1. Bart Sells His Soul (Season 7)
To be perfectly honest with you, I don’t know why I love this episode so much. I doubt anyone else is going to agree with my selection, and hell, I’ll probably change my mind about it by tomorrow. As far as I can tell, it just gets everything right. Perfect balance of humor and heart.
The opening scene is brilliant. Bart switches out the church hymnals so the congregation sings “In the Garden of Eden” by I. Ron Butterfly. As punishment, he and Milhouse are forced to clean the pipe organs that they have “fouled with their so-called popular music.” An argument about souls ensues, ending with Bart selling his soul to Milhouse for five bucks. When weird things start to happen to Bart (animals don’t like him, his sense of humor vanishes, automatic doors no longer respond to him) he becomes increasingly desperate to get it back.
The episode sees the kids acting as kids, something often forgotten after 18 years on the air. It’s great to see each of the different perspectives on what a soul is, from Milhouse’s “It’s kind of in here, and when you sneeze, that’s your soul trying to escape. Saying ‘God bless you’ crams it back in” to Bart’s “It’s just something they make up to scare you. Like the boogeyman or Michael Jackson.” Growing up in the nineties, it’s hilarious to see the stuff that Bart and Milhouse spend the money they make off each other on- inflatable dinosaur sponges and ALF Pogs. (While the joke of the episode is “Remember ALF?” the joke has since become “Remember Pogs?”)

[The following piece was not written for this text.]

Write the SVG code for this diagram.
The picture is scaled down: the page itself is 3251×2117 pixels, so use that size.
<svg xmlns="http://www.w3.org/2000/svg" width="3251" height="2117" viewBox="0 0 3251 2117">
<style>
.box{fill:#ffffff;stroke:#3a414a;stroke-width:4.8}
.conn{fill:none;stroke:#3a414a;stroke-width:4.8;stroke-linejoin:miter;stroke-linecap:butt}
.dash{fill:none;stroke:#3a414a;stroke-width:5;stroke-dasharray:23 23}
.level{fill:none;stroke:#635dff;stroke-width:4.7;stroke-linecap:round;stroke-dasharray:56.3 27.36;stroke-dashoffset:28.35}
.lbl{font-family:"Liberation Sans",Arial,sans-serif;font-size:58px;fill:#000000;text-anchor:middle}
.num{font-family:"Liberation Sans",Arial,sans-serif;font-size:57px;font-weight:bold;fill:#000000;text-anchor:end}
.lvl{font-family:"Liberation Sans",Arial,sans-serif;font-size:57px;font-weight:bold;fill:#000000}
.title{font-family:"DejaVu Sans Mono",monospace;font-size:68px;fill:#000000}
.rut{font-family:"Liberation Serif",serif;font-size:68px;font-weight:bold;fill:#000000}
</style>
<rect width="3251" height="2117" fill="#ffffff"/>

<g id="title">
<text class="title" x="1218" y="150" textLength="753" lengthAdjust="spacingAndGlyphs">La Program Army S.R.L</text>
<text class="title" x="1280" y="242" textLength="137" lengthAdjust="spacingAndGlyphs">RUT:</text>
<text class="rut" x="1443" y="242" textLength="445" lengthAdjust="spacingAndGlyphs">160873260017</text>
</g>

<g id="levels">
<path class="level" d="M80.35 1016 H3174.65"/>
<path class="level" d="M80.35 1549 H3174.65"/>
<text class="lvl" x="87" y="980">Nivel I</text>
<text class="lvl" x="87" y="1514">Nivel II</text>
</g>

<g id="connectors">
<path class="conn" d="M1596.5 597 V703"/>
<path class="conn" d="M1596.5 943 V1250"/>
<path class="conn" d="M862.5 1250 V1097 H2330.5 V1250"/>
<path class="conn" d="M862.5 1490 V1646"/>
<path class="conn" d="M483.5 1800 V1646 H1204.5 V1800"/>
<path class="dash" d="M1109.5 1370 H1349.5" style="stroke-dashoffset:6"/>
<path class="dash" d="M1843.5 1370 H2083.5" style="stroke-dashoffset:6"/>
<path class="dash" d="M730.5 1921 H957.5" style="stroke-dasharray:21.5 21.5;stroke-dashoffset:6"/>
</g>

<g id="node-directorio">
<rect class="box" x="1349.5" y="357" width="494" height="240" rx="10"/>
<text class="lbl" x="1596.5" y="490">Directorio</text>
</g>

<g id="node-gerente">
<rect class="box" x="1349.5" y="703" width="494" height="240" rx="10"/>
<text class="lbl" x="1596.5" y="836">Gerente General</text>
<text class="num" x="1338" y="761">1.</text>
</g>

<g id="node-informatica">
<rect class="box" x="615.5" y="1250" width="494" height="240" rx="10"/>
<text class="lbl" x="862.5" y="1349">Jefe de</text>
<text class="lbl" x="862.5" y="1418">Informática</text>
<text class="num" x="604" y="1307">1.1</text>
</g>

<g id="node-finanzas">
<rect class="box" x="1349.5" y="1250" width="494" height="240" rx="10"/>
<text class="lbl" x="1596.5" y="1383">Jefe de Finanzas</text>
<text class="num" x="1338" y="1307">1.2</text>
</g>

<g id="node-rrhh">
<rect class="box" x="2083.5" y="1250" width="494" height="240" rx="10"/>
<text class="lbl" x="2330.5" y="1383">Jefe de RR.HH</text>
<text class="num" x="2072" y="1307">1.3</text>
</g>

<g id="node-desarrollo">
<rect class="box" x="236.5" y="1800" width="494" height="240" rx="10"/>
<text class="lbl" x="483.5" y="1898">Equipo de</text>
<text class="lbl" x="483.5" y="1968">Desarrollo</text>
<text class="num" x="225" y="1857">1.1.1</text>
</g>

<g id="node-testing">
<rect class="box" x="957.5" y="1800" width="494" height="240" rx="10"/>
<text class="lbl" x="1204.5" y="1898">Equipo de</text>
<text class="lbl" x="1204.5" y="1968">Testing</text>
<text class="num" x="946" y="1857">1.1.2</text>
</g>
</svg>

And let’s not forget the B plot. While it’s only loosely connected, it’s damn funny. Moe tries to convert the bar into a family restaurant.
Moe: I need a name that says friendly, all-American cooking.
Homer: How about, “Chairman Moe’s Magic Wok”?
Barney: I like it!
Moe: Mmm, nah. I want something that says people can have a nice relaxing time.
Homer: [pounds fist] I got it! “Madman Moe’s Pressure Cooker”!
Barney: I like it!
Moe: Hey! How about, “Uncle Moe’s Family Feedbag”?
Barney: I hate it.
[outside, a truck horn honks]
Moe: Oh, boy! The deep fryer’s here. Heh heh, I got it used from
the navy. You can flash-fry a buffalo in forty seconds.
Homer: Forty seconds? But I want it now!
His plan falls apart when he says “freakin'” in front of a kid, the sort of language Flanders “would expect at Denny’s, but not here!” Everything is converted back to a dank bar, including Moe getting rid of the fire extinguishers because he has “too many bad memories.”
Still, Bart selling his soul is really the highpoint. His search to get it back is hilarious, as the writers repeatedly acknowledge how absurd it is that what is important to Bart is important to anyone else. Bart asks the exterminator at Milhouse’s place if Milhouse was carrying a piece of paper with him, and the exterminator responds, “Oh yeah. You don’t forget a thing like that.” The Comic Book Guy ends up buying Bart’s soul, and immediately selling it off. This leaves Bart powerless, and just as he admits that he needs his soul back, his prayers are answered. By Lisa, who turns out to be the buyer from the comic book store. It’s actually a pretty touching moment, one of the best in the history of the show, and the perfect way to end my favorite episode.